» **Brief**:
Exactly retype the lines from the top of the data through the line containing "plt.rcParams['font.family'] = ['Liberation", leaving out every picture.

::::::::::

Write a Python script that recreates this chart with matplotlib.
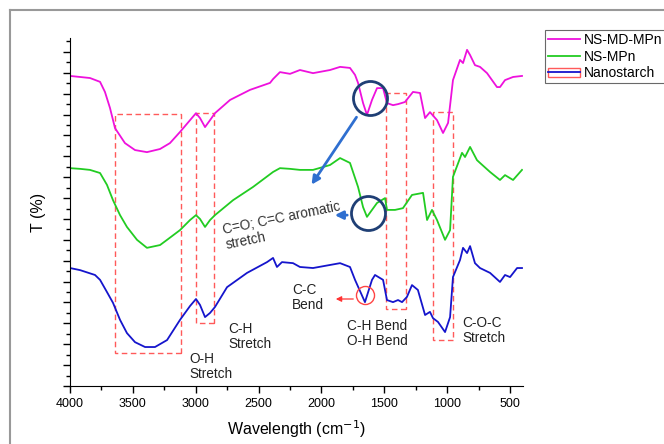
import numpy as np
import matplotlib
matplotlib.use("Agg")
import matplotlib.pyplot as plt
from matplotlib.lines import Line2D
from matplotlib.patches import Patch, Rectangle
from matplotlib.ticker import MultipleLocator

plt.rcParams['font.family'] = ['Liberation Sans', 'DejaVu Sans']

# FTIR spectra (wavenumber in cm-1, T in arbitrary %)
wn_md = [4000, 3920, 3841, 3761, 3722, 3682, 3642, 3563, 3483, 3388, 3284, 3205, 3125,
         3045, 2998, 2966, 2926, 2886, 2847, 2727, 2568, 2409, 2385, 2330, 2250, 2171,
         2067, 1932, 1852, 1773, 1733, 1709, 1669, 1638, 1598, 1558, 1510, 1479, 1431,
         1391, 1336, 1272, 1216, 1176, 1137, 1081, 1033, 993, 954, 898, 874, 842, 818,
         779, 739, 683, 604, 580, 540, 476, 405]
t_md = [89.1, 88.8, 88.5, 87.4, 84.5, 79.9, 74.1, 69.8, 67.8, 67.2, 68.1, 69.8, 73.0,
        76.4, 78.4, 77.0, 74.4, 76.4, 78.4, 82.2, 85.1, 87.1, 88.2, 90.2, 89.7, 90.8,
        89.9, 90.8, 91.7, 91.4, 89.4, 87.1, 81.3, 77.9, 82.2, 85.6, 85.6, 81.3, 80.7,
        81.0, 81.6, 84.5, 84.2, 77.0, 78.7, 76.4, 72.7, 75.6, 87.9, 93.7, 92.8, 96.6,
        95.1, 92.2, 91.7, 89.9, 85.9, 85.9, 87.9, 88.8, 89.1]

wn_mp = [4000, 3920, 3841, 3761, 3706, 3658, 3602, 3547, 3467, 3388, 3284, 3228, 3125,
         3045, 2998, 2966, 2926, 2886, 2847, 2703, 2544, 2385, 2330, 2250, 2171, 2067,
         1932, 1852, 1773, 1709, 1669, 1638, 1598, 1558, 1494, 1479, 1415, 1352, 1280,
         1192, 1160, 1121, 1081, 1017, 977, 954, 882, 858, 818, 763, 739, 659, 580, 540,
         476, 405]
t_mp = [62.6, 62.4, 62.1, 61.2, 57.8, 53.4, 49.1, 45.7, 42.0, 39.7, 40.5, 42.0, 44.8,
        47.7, 49.1, 48.0, 45.7, 47.7, 49.1, 53.4, 57.2, 61.5, 62.6, 62.4, 62.1, 62.1,
        63.5, 65.5, 64.1, 57.2, 51.4, 48.6, 50.6, 52.6, 54.0, 50.6, 50.6, 51.1, 54.9,
        55.5, 47.7, 50.6, 47.7, 42.0, 44.8, 60.1, 67.0, 65.8, 68.7, 64.9, 64.1, 61.5,
        59.2, 60.6, 59.2, 62.1]

wn_ns = [4000, 3920, 3801, 3761, 3706, 3658, 3602, 3547, 3483, 3403, 3324, 3228, 3125,
         3045, 2998, 2966, 2926, 2886, 2847, 2751, 2592, 2433, 2385, 2354, 2314, 2226,
         2171, 2067, 1852, 1773, 1733, 1654, 1598, 1574, 1510, 1479, 1431, 1391, 1359,
         1320, 1280, 1233, 1176, 1137, 1113, 1073, 1017, 977, 954, 898, 874, 842, 818,
         779, 739, 659, 580, 540, 500, 444, 405]
t_ns = [33.9, 33.3, 31.9, 30.5, 27.0, 23.9, 19.0, 15.2, 12.6, 11.2, 11.2, 13.2, 19.0,
        23.0, 25.0, 23.3, 19.8, 21.0, 22.7, 28.4, 32.5, 35.6, 36.8, 34.2, 35.6, 35.3,
        34.2, 33.9, 35.3, 34.2, 30.5, 24.1, 30.5, 31.9, 30.5, 24.7, 24.1, 24.7, 24.1,
        25.6, 29.0, 27.6, 20.4, 21.3, 19.5, 18.4, 15.5, 19.8, 31.3, 36.2, 39.7, 38.2,
        40.2, 35.3, 33.9, 32.5, 29.9, 31.9, 31.3, 33.9, 33.9]

# band regions: (wn high, wn low, T low, T high)
bands = [(3642, 3117, 9.5, 78.2),
         (2998, 2855, 18.1, 78.4),
         (1487, 1328, 22.1, 84.2),
         (1113, 954, 13.2, 78.7)]

labels = [("O-H\nStretch", 3053, 9.8),
          ("C-H\nStretch", 2743, 18.4),
          ("C-C\nBend", 2234, 29.5),
          ("C-H Bend\nO-H Bend", 1797, 19.3),
          ("C-O-C\nStretch", 882, 20.1)]

c_md = '#ee11dd'
c_mp = '#22cc22'
c_ns = '#1515cc'
c_box = '#ff5a5a'
c_circ = '#1f3f75'
c_arr = '#2f6fd0'

fig = plt.figure(figsize=(6.64, 4.44), dpi=100)
ax = fig.add_axes([70 / 664, 58 / 444, 453 / 664, 348 / 444])

ax.plot(wn_md, t_md, color=c_md, lw=1.3)
ax.plot(wn_mp, t_mp, color=c_mp, lw=1.3)
ax.plot(wn_ns, t_ns, color=c_ns, lw=1.3)

for hi, lo, b, t in bands:
    ax.add_patch(Rectangle((lo, b), hi - lo, t - b, fill=False, ec=c_box,
                           ls=(0, (4, 2.5)), lw=1.0))

# circles around the C=O / C=C bands
ax.plot([1614, 1630], [82.8, 49.7], 'o', ms=24.5, mfc='none', mec=c_circ, mew=2)
ax.plot([1654], [26.1], 'o', ms=13, mfc='none', mec='#ff4444', mew=1)

ax.annotate('', xy=(2091, 57.2), xytext=(1709, 77.9),
            arrowprops=dict(arrowstyle='-|>', color=c_arr, lw=2, mutation_scale=12))
ax.annotate('', xy=(1916, 49.1), xytext=(1773, 49.1),
            arrowprops=dict(arrowstyle='-|>', color=c_arr, lw=2, mutation_scale=12))
ax.annotate('', xy=(1908, 25.0), xytext=(1725, 25.0),
            arrowprops=dict(arrowstyle='-|>', color='#ff3333', lw=0.9, mutation_scale=8))

ax.text(2799, 46.8, "C=O; C=C aromatic\nstretch", rotation=11.5, rotation_mode='anchor',
        ha='left', va='top', fontsize=9.8, color='#333333', linespacing=1.1)
for txt, x, y in labels:
    ax.text(x, y, txt, ha='left', va='top', fontsize=9.8, color='#222222', linespacing=1.1)

ax.set_xlim(4000, 397)
ax.set_ylim(0, 100)
ax.xaxis.set_major_locator(MultipleLocator(500))
ax.xaxis.set_minor_locator(MultipleLocator(250))
ax.yaxis.set_major_locator(MultipleLocator(6))
ax.yaxis.set_minor_locator(MultipleLocator(3))
ax.set_yticklabels([])
ax.tick_params(axis='both', which='major', length=5, width=1, direction='out', labelsize=9)
ax.tick_params(axis='both', which='minor', length=3, width=1, direction='out')
ax.spines['top'].set_visible(False)
ax.spines['right'].set_visible(False)
ax.set_xlabel('Wavelength (cm$^{-1}$)', fontsize=11.5, labelpad=6)
ax.set_ylabel('T (%)', fontsize=11.5, labelpad=9)

h_ns = (Patch(facecolor='none', edgecolor=c_box, lw=1), Line2D([], [], color=c_ns, lw=1.3))
leg = fig.legend([Line2D([], [], color=c_md, lw=1.3), Line2D([], [], color=c_mp, lw=1.3), h_ns],
                 ['NS-MD-MPn', 'NS-MPn', 'Nanostarch'],
                 loc='upper left', bbox_to_anchor=(545 / 664, 1 - 30 / 444),
                 fontsize=10, frameon=True, fancybox=False, edgecolor='#444444',
                 handlelength=2.3, handletextpad=0.3, borderpad=0.2, labelspacing=0.2,
                 borderaxespad=0)
leg.get_frame().set_linewidth(0.8)

# grey frame round the panel
fig.add_artist(Line2D([10 / 664, 1], [1 - 10 / 444, 1 - 10 / 444], color='#999999', lw=1.5))
fig.add_artist(Line2D([10 / 664, 10 / 664], [0, 1 - 10 / 444], color='#999999', lw=1.5))

fig.savefig('out.png', dpi=100)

::::::::::

» **Solution to this task**:
Write a Python script that recreates this chart with matplotlib.
import numpy as np
import matplotlib
matplotlib.use("Agg")
import matplotlib.pyplot as plt
from matplotlib.lines import Line2D
from matplotlib.patches import Patch, Rectangle
from matplotlib.ticker import MultipleLocator

plt.rcParams['font.family'] = ['Liberation Sans', 'DejaVu Sans']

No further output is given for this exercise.